- 1 1/2 cups chicken broth
- 1 tablespoon unsalted butter
- 1/4 cup golden raisins, chopped
- 1 1/2 cups plain couscous
- 2 tablespoons extra-virgin olive oil (EVOO)
- 1 1/2 pounds chicken tenders, cut into bite-size pieces
- Salt and freshly ground pepper
- 2 medium leeks
- 1 cup dry white wine (eyeball it)
- 1/4 cup flat-leaf parsley, chopped
- Heat the chicken broth and the butter in a medium saucepan. (Use a pan with a tight-fitting lid.) When the broth boils, add the raisins and the couscous. Take the saucepan off the heat. Stir the couscous and place the lid on the pan. Let stand.
- Heat a large nonstick skillet over medium-high heat. Add the EVOO, 2 turns of the pan. Add the chicken in a single layer, season with salt and pepper, and cook, turning occasionally, until browned all over, 3 to 4 minutes.

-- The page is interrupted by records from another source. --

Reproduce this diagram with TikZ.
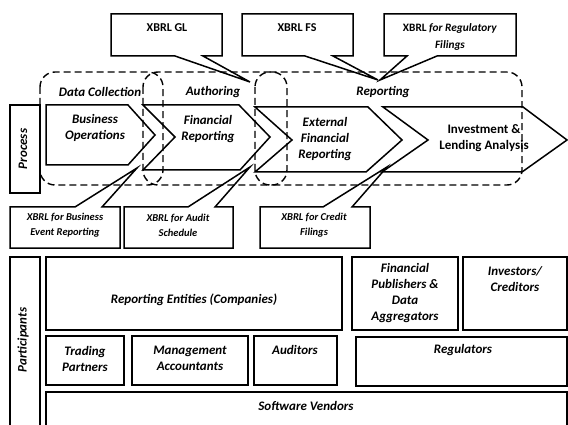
\documentclass[tikz,border=0pt]{standalone}
\usepackage{fontspec}
\setmainfont{Carlito}
\begin{document}
\begin{tikzpicture}[x=1pt,y=-1pt,
  shapeline/.style={draw=black, line width=1.5pt, line join=miter},
  dashbox/.style={draw=black, line width=1.4pt, dash pattern=on 7pt off 4pt, rounded corners=15pt},
  lbl/.style={font=\fontsize{13}{16}\selectfont\bfseries\itshape, align=center, inner sep=0pt},
  lblup/.style={font=\fontsize{13}{16}\selectfont\bfseries, align=center, inner sep=0pt},
  small/.style={font=\fontsize{10.5}{15}\selectfont\bfseries\itshape, align=center, inner sep=0pt}]
\useasboundingbox (0,0) rectangle (568,425);
\clip (0,0) rectangle (568,425);
\fill[white] (0,0) rectangle (568,425);

% top callouts
\draw[shapeline] (111,14) -- (222,14) -- (222,56) -- (203,56) -- (250,82) -- (175,56) -- (111,56) -- cycle;
\draw[shapeline] (242,14) -- (353,14) -- (353,56) -- (333,56) -- (378,80) -- (305,56) -- (242,56) -- cycle;
\draw[shapeline] (384,14) -- (516,14) -- (516,56) -- (437,56) -- (380,80) -- (407,56) -- (384,56) -- cycle;
\node[lblup, font=\fontsize{12}{16}\selectfont\bfseries] (gl) at (167,28) {XBRL GL};
\node[lblup, font=\fontsize{12}{16}\selectfont\bfseries] (fs) at (297,28) {XBRL FS};
\node[lblup, font=\fontsize{11.3}{17}\selectfont\bfseries] (reg) at (450,36.5) {XBRL \textit{for Regulatory}\\\textit{Filings}};

% dashed phases
\draw[dashbox] (40,72) rectangle (163,185);
\draw[dashbox] (143,72) rectangle (287,185);
\draw[dashbox] (255,72) rectangle (522,185);
\node[lbl] (dc) at (100,92) {Data Collection};
\node[lbl] (au) at (213,92) {Authoring};
\node[lbl] (rp) at (383,92) {Reporting};

% chevrons
\draw[shapeline] (46,105) -- (128,105) -- (155,135) -- (128,165) -- (46,165) -- cycle;
\draw[shapeline] (143,105) -- (239,105) -- (270,137) -- (240,170) -- (143,170) -- (175,137) -- cycle;
\draw[shapeline] (255,107) -- (368,107) -- (402,140) -- (366,172) -- (255,172) -- (292,140) -- cycle;
\draw[shapeline] (383,107) -- (523,107) -- (567,140) -- (522,172) -- (382,172) -- (428,140) -- cycle;
\node[lbl] (bo) at (95,127.5) {Business\\Operations};
\node[lbl] (fr) at (208,129) {Financial\\Reporting};
\node[lbl] (efr) at (325,139) {External\\Financial\\Reporting};
\node[lblup] (ila) at (484,138) {Investment \&\\Lending Analysis};

% process label
\draw[shapeline] (10,105) rectangle (40,193);
\node[lbl, rotate=90] (proc) at (23,149) {Process};

% bottom callouts
\draw[shapeline] (10,207) -- (75,207) -- (137,168) -- (102,207) -- (120,207) -- (120,248) -- (10,248) -- cycle;
\draw[shapeline] (124,207) -- (188,207) -- (250,167) -- (215,207) -- (233,207) -- (233,248) -- (124,248) -- cycle;
\draw[shapeline] (260,207) -- (323,207) -- (387,167) -- (352,207) -- (370,207) -- (370,248) -- (260,248) -- cycle;
\node[small] (ber) at (65,225.5) {XBRL for Business\\Event Reporting};
\node[small] (as) at (178,225.5) {XBRL for Audit\\Schedule};
\node[small] (cf) at (314,225.5) {XBRL for Credit\\Filings};

% participants
\draw[shapeline] (10,257) rectangle (40,440);
\node[lbl, rotate=90] (part) at (23,340) {Participants};
\draw[shapeline] (46,257) rectangle (342,330);
\draw[shapeline] (352,257) rectangle (458,330);
\draw[shapeline] (463,257) rectangle (567,330);
\draw[shapeline] (46,336) rectangle (124,385);
\draw[shapeline] (132,336) rectangle (248,385);
\draw[shapeline] (254,336) rectangle (337,385);
\draw[shapeline] (356,337) rectangle (567,386);
\draw[shapeline] (46,392) rectangle (567,440);
\node[lbl] (re) at (194,300) {Reporting Entities (Companies)};
\node[lbl] (fp) at (405,293.5) {Financial\\Publishers \&\\Data\\Aggregators};
\node[lbl] (ic) at (515,279) {Investors/\\Creditors};
\node[lbl] (tp) at (85,358.5) {Trading\\Partners};
\node[lbl] (ma) at (190,358) {Management\\Accountants};
\node[lbl] (ad) at (295,350) {Auditors};
\node[lbl] (rg) at (463,350) {Regulators};
\node[lbl] (sv) at (306,406) {Software Vendors};
\end{tikzpicture}
\end{document}
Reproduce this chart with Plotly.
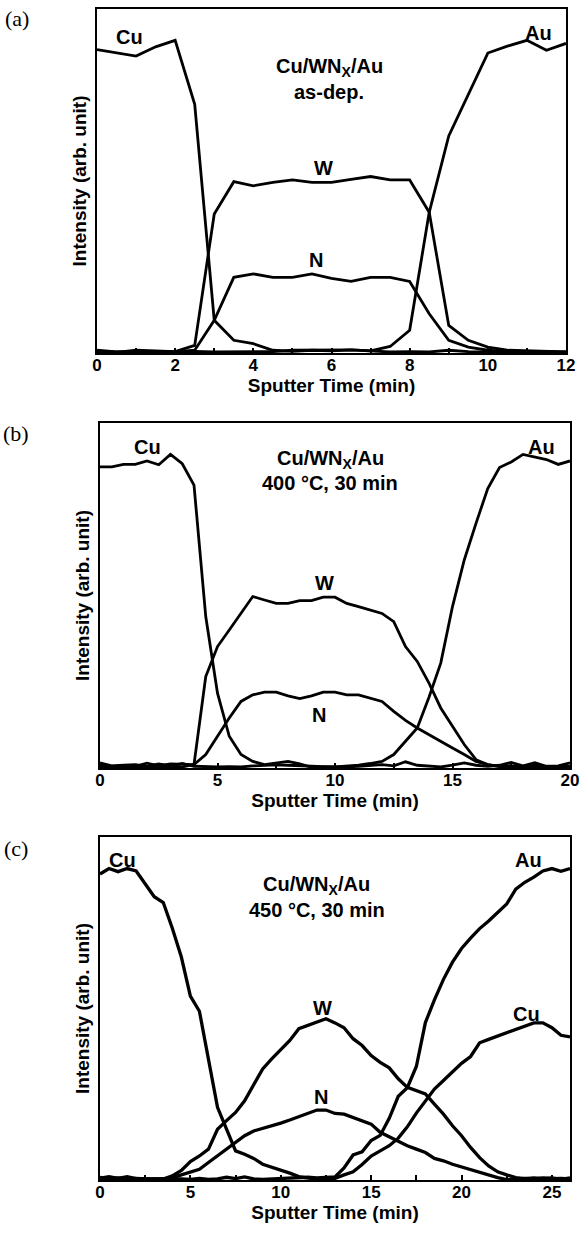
import plotly.graph_objects as go

# ---------------- data (intensity in % of full vertical scale) ----------------
t_a = [i * 0.5 for i in range(25)]          # 0 .. 12 min
cu_a = [88.2, 87.3, 86.3, 89.0, 90.9, 72.3, 9.5, 3.7, 2.7, 0.8, 0.5, 0.8, 0.6,
        0.9, 0.5, 0.3, 0.4, 0.3, 0.8, 0.4, 0.3, 0.2, 0.3, 0.3, 0.2]
w_a = [0.5, 0.2, 0.8, 0.6, 0.4, 2.2, 40.4, 49.8, 48.6, 49.6, 50.3, 49.6, 49.6,
       50.5, 51.3, 50.3, 50.3, 40.9, 8.0, 3.7, 1.7, 0.8, 0.6, 0.5, 0.3]
n_a = [0.3, 0.4, 0.3, 0.2, 0.3, 0.8, 9.5, 22.0, 23.0, 22.0, 22.0, 23.0, 21.7,
       20.8, 22.0, 22.0, 20.8, 11.4, 3.7, 1.7, 0.8, 0.4, 0.3, 0.2, 0.3]
au_a = [0.8, 0.3, 0.3, 0.5, 0.3, 0.5, 0.3, 0.3, 0.3, 0.4, 0.8, 0.9, 0.8,
        0.9, 0.6, 1.9, 6.6, 40.9, 63.1, 75.2, 87.2, 89.2, 90.9, 88.0, 90.0]

t_b = [i * 0.5 for i in range(41)]          # 0 .. 20 min
cu_b = [87.3, 87.3, 88.0, 88.0, 89.0, 87.9, 90.9, 88.2, 82.0, 43.9, 21.7, 9.2,
        3.9, 1.9, 1.0, 1.4, 1.9, 1.2, 0.2, 0.3, 0.2, 0.3, 0.5, 0.8, 1.0, 0.6,
        1.8, 0.8, 0.6, 0.3, 0.8, 1.5, 0.8, 0.5, 0.8, 1.6, 0.6, 1.5, 0.5, 0.6, 1.5]
w_b = [0.8, 0.5, 0.5, 0.5, 1.4, 0.6, 1.2, 1.1, 1.0, 26.5, 35.2, 40.0, 44.8,
       49.7, 48.7, 47.7, 47.7, 48.5, 48.5, 49.5, 49.5, 47.7, 46.8, 45.8, 44.8,
       42.4, 35.2, 30.9, 24.6, 17.4, 12.1, 6.8, 2.4, 1.0, 0.5, 0.6, 0.4, 0.8,
       0.4, 0.5, 0.5]
n_b = [0.3, 0.3, 0.3, 0.3, 0.3, 0.3, 0.3, 0.3, 1.0, 3.9, 9.2, 14.5, 19.3, 21.2,
       22.0, 22.0, 20.9, 20.1, 20.9, 22.0, 22.0, 21.2, 21.2, 20.3, 19.3, 16.4,
       13.8, 11.6, 9.6, 7.7, 5.8, 3.9, 1.9, 1.0, 0.4, 0.3, 0.3, 0.3, 0.3, 0.3, 0.3]
au_b = [1.5, 0.6, 0.8, 1.0, 0.5, 1.2, 0.6, 1.3, 0.5, 0.3, 0.3, 0.4, 0.3, 0.6,
        0.8, 0.9, 0.8, 0.6, 0.4, 0.4, 0.3, 0.5, 0.8, 1.3, 1.9, 3.9, 7.7, 11.6,
        20.5, 30.4, 46.8, 60.3, 70.9, 81.0, 87.1, 88.7, 90.9, 90.2, 89.4, 88.0, 89.0]

t_c = [i * 0.5 for i in range(53)]          # 0 .. 26 min
cu_c = [89.2, 90.8, 89.9, 90.8, 90.1, 86.5, 82.6, 80.9, 73.4, 65.0, 53.6, 49.2,
        34.8, 21.2, 14.8, 8.5, 7.5, 6.3, 4.6, 3.8, 2.8, 2.0, 1.0, 0.7, 0.2,
        0.3, 0.5, 1.5, 2.4, 4.5, 7.0, 8.5, 10.0, 12.2, 15.5, 19.5, 23.0, 26.5,
        29.0, 31.5, 34.0, 36.0, 40.0, 41.0, 42.0, 43.0, 44.0, 45.0, 45.8, 45.8,
        44.4, 42.2, 41.7]
w_c = [0.5, 1.0, 0.5, 1.0, 0.4, 0.2, 0.3, 0.3, 1.2, 2.8, 5.4, 7.0, 9.0, 14.8,
       17.3, 19.7, 23.1, 28.0, 32.4, 35.3, 38.0, 40.7, 44.1, 45.1, 46.0, 47.0,
       45.8, 44.4, 41.2, 39.2, 36.3, 34.3, 32.7, 29.5, 27.0, 26.0, 25.1, 22.1,
       19.2, 15.8, 12.9, 9.5, 6.5, 4.1, 2.4, 1.5, 0.7, 0.4, 0.6, 0.4, 0.6, 0.2, 0.6]
n_c = [0.3, 0.5, 0.3, 0.6, 0.3, 0.2, 0.3, 0.3, 0.7, 1.5, 2.4, 3.1, 5.1, 7.0,
       9.0, 10.9, 12.9, 14.3, 15.0, 15.8, 16.6, 17.5, 18.4, 19.4, 20.4, 20.4,
       19.4, 19.2, 18.2, 17.3, 16.3, 13.9, 12.6, 11.4, 10.0, 9.0, 8.0, 6.3, 5.6,
       4.6, 3.8, 2.9, 2.1, 1.4, 0.7, 0.1, 0.3, 0.5, 0.3, 0.6, 0.4, 0.5, 0.3]
au_c = [0.8, 0.4, 0.6, 0.3, 0.5, 0.3, 0.2, 0.3, 0.4, 0.3, 0.2, 0.5, 0.2, 0.3,
        0.8, 0.4, 0.9, 0.3, 0.2, 0.3, 0.6, 0.5, 0.7, 0.8, 0.6, 0.7, 0.9, 3.5,
        7.3, 8.2, 11.5, 13.0, 18.0, 24.4, 26.9, 33.1, 45.9, 52.5, 58.5, 63.5,
        67.5, 70.5, 73.3, 75.5, 78.0, 80.5, 84.8, 86.8, 88.3, 90.1, 90.8, 90.0, 90.8]

panels = [
    dict(t=t_a, series=[cu_a, w_a, n_a, au_a], xmax=12, dtick=2, minor=1, lw=2.8,
         tag="(a)", sub="as-dep.",
         lab=[("Cu", 0.84, 91.9), ("Au", 11.3, 93.0), ("W", 5.8, 53.8), ("N", 5.6, 27.0)],
         title_pos=(5.94, 83.1, 75.9)),
    dict(t=t_b, series=[cu_b, w_b, n_b, au_b], xmax=20, dtick=5, minor=2.5, lw=2.8,
         tag="(b)", sub="400 \u00b0C, 30 min",
         lab=[("Cu", 2.0, 93.1), ("Au", 18.8, 93.1), ("W", 9.55, 53.5), ("N", 9.3, 15.4)],
         title_pos=(9.8, 89.3, 82.6)),
    dict(t=t_c, series=[cu_c, w_c, n_c, au_c], xmax=26, dtick=5, minor=2.5, lw=3.3,
         tag="(c)", sub="450 \u00b0C, 30 min",
         lab=[("Cu", 1.27, 93.3), ("Au", 23.7, 93.3), ("W", 12.3, 50.1), ("N", 12.2, 24.2),
              ("Cu", 23.6, 48.4)],
         title_pos=(12.0, 86.0, 78.7)),
]

# ---------------- layout geometry (pixels) ----------------
W, H = 584, 1234
ML, MR, MT, MB = 60, 10, 0, 40
PW, PH = W - ML - MR, H - MT - MB
boxes = [(97, 566, 9, 353), (100, 570, 423, 768), (100, 570, 837, 1180)]
tags_px = [(17, 19), (16, 433), (16, 848)]

FONT = "Liberation Sans"
SERIF = "Liberation Serif"

fig = go.Figure()
annotations = []
layout = {}
for i, (p, box) in enumerate(zip(panels, boxes)):
    k = "" if i == 0 else str(i + 1)
    x0, x1, y0, y1 = box
    xd = [(x0 - ML) / PW, (x1 - ML) / PW]
    yd = [(PH + MT - y1) / PH, (PH + MT - y0) / PH]
    for s in p["series"]:
        fig.add_trace(go.Scatter(x=p["t"], y=s, mode="lines",
                                 line=dict(color="black", width=p["lw"]),
                                 xaxis="x" + k, yaxis="y" + k, showlegend=False,
                                 hoverinfo="skip"))
    layout["xaxis" + k] = dict(
        domain=xd, anchor="y" + k, range=[0, p["xmax"]], dtick=p["dtick"], tick0=0,
        ticks="inside", ticklen=5, tickwidth=1.5, tickcolor="black",
        ticklabelstandoff=-4,
        minor=dict(dtick=p["minor"], tick0=0, ticks="inside", ticklen=5,
                   tickwidth=1.5, tickcolor="black"),
        showline=True, linecolor="black", linewidth=1.6, mirror=True,
        showgrid=False, zeroline=False,
        tickfont=dict(family=FONT, size=17, color="black", weight="bold"),
        title=dict(text="Sputter Time (min)", standoff=0,
                   font=dict(family=FONT, size=19, color="black", weight="bold")))
    layout["yaxis" + k] = dict(
        domain=yd, anchor="x" + k, range=[0, 100], showticklabels=False,
        ticks="", showline=True, linecolor="black", linewidth=1.6, mirror=True,
        showgrid=False, zeroline=False,
        title=dict(text="Intensity (arb. unit)", standoff=4,
                   font=dict(family=FONT, size=19, color="black", weight="bold")))
    for txt, xx, yy in p["lab"]:
        annotations.append(dict(text=txt, x=xx, y=yy, xref="x" + k, yref="y" + k,
                                showarrow=False,
                                font=dict(family=FONT, size=20, color="black",
                                          weight="bold")))
    tx, ty1, ty2 = p["title_pos"]
    annotations.append(dict(text="Cu/WN<sub>X</sub>/Au", x=tx, y=ty1, xref="x" + k,
                            yref="y" + k, showarrow=False,
                            font=dict(family=FONT, size=20, color="black", weight="bold")))
    annotations.append(dict(text=p["sub"], x=tx, y=ty2, xref="x" + k,
                            yref="y" + k, showarrow=False,
                            font=dict(family=FONT, size=20, color="black", weight="bold")))
    px_, py_ = tags_px[i]
    annotations.append(dict(text=p["tag"], x=(px_ - ML) / PW, y=(PH + MT - py_) / PH,
                            xref="paper", yref="paper", showarrow=False,
                            xanchor="center", yanchor="middle",
                            font=dict(family=SERIF, size=22, color="black")))

fig.update_layout(width=W, height=H, margin=dict(l=ML, r=MR, t=MT, b=MB),
                  paper_bgcolor="white", plot_bgcolor="white",
                  annotations=annotations, **layout)
fig.write_html("out.html")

- While the chicken works, trim the tough tops and root ends from the leeks. Cut the remaining white and tender green parts in half lengthwise, then cut the leeks into 1-inch half-moons. Place the leeks in a colander and run cold water over them. Separate the layers to release the dirt and grit. Rinse the leeks well, then drain.
- Stir the leeks into the chicken and wilt for 2 to 3 minutes. Add the wine and let it cook down by half, 3 to 4 minutes. The leeks should be tender, with some bright green color, and the chicken should be cooked through.
- Fluff the couscous with a fork and stir in the parsley. Spoon a bed of couscous onto dinner plates and top with the chicken and leeks.